In their initial survey, the researchers tracked how 895 participants would hypothetically donate $100. Under the control condition, in which volunteers were restricted to giving the money to their favorite charity or to a highly effective one, only 18 percent opted for the effective choice. But when the researchers provided the option of equally dividing a donation between the two charities, 51.6 percent of respondents chose the 50/50 split, increasing total donations to the effective charity by 76 percent.

In a follow-up study, participants said they found the option to split their donation almost as personally meaningful as if they had given everything to their favorite charity, with the added satisfaction of knowing their gift had had an even greater impact. “This study shows that people really like giving with the heart and with the head,” Greene says, “and that the bundling option allows them to get an emotional boost by being both connected and effective, and that overall makes it very appealing.”

In another survey, the researchers also explored how participants rated other people’s giving patterns. Respondents described those who gave everything to the personal charity as “highly warm, but not particularly competent.” Those who gave everything to the highly effective charity were rated highly competent, but not especially warm. But those who bundled their donations were judged highly for both characteristics. “We’re not saying do this because other people will think you’re wonderful,” says Greene. “But we think it speaks to how people see themselves, and how it further reflects this split in people’s motivations.”

To try to “advertise and incentivize” their favorite/effective bundled options, the researchers also offered (in a subsequent study) to match donations, increasing the matching funds whenever the participants chose to give more of their money to the effective charity. That experiment yielded a 55 percent increase in funds donated to the effective organizations.
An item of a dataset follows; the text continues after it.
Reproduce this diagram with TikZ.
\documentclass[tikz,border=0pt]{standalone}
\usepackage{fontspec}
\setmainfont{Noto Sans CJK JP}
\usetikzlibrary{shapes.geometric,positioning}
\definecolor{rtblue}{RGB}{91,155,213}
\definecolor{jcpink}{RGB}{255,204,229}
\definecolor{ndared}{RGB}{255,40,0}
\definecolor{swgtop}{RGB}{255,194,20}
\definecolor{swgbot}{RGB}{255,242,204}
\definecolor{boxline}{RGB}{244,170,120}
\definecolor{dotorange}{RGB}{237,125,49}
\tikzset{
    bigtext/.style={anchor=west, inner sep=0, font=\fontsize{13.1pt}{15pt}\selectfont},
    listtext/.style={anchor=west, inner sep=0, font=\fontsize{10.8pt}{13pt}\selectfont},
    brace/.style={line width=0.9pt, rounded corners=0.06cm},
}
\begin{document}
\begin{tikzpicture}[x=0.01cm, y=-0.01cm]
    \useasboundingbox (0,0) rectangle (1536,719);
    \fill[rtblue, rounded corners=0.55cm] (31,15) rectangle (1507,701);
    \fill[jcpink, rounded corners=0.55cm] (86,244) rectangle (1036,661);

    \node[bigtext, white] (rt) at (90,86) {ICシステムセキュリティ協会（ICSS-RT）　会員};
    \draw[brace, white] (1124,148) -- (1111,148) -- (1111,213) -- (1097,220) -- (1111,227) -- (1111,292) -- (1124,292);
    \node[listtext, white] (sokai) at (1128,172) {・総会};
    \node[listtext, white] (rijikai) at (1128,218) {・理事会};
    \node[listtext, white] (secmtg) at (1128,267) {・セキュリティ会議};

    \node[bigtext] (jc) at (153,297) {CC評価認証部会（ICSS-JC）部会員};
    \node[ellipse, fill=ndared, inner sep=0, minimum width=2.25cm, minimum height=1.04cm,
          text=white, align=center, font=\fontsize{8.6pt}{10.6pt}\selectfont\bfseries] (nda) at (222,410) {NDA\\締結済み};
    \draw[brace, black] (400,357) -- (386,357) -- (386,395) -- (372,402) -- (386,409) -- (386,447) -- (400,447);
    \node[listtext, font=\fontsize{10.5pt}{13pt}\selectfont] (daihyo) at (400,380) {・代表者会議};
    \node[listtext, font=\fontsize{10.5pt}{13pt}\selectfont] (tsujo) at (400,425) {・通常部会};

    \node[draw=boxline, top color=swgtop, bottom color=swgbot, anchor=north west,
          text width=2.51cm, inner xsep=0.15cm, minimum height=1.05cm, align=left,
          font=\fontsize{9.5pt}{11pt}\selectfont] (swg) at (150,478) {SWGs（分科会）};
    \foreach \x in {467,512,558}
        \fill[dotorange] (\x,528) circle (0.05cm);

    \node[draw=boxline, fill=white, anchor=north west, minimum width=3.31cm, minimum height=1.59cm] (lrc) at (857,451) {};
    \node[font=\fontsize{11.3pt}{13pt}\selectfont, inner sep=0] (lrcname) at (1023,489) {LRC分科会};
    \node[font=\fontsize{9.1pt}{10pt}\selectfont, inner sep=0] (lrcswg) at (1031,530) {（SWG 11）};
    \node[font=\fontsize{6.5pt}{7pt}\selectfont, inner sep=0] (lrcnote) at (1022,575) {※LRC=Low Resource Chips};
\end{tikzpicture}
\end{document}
When the researchers asked participants if they would be willing to support the matching fund themselves, 34 percent of donors agreed.
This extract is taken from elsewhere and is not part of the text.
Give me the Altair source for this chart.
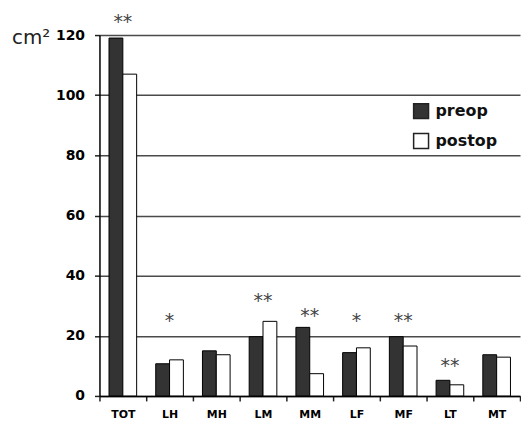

Then, in a major departure from their daily routine of generating academic research and scholarly papers, Greene and Caviola took their knowledge of how human psychology can improve philanthropy for a test drive in the real world and created GivingMultiplier.org.

The online platform enables users to donate to a charity of their choice and to one of nine highly effective charities focused on a range of issues from global health and poverty to animal rights and clean energy. (Donors can also opt to allocate some or all of their gift to the site’s matching funds.) Since the site went live in 2020, it has raised more than $2.3 million, with more than half the money allocated to the effective charities. And because of the matching option, “The whole thing has been self-sustaining,” says Greene. “All of these people are getting a significant amount added to their donations, and the funds to do that are coming from a subset of donors who choose to pay it forward.”

Both researchers say seeing their work play out in real time has been a career highlight. In his writing and research, Greene has long challenged people to think about how to lead more ethical lives. But this work, he says, is different. “You run this experiment in a little social scientific petri dish, and you think it makes sense that it could have this impact on the real world. But to actually see it happening is just thrilling.”

Caviola agreed, calling it his “most unique” and “coolest project because of the applied, real-world angle.” He says the ultimate goal of their work is to fundamentally shift how people think about giving. “Giving Multiplier is a small, iterative step,” says Caviola, “but there’s so much more to do.”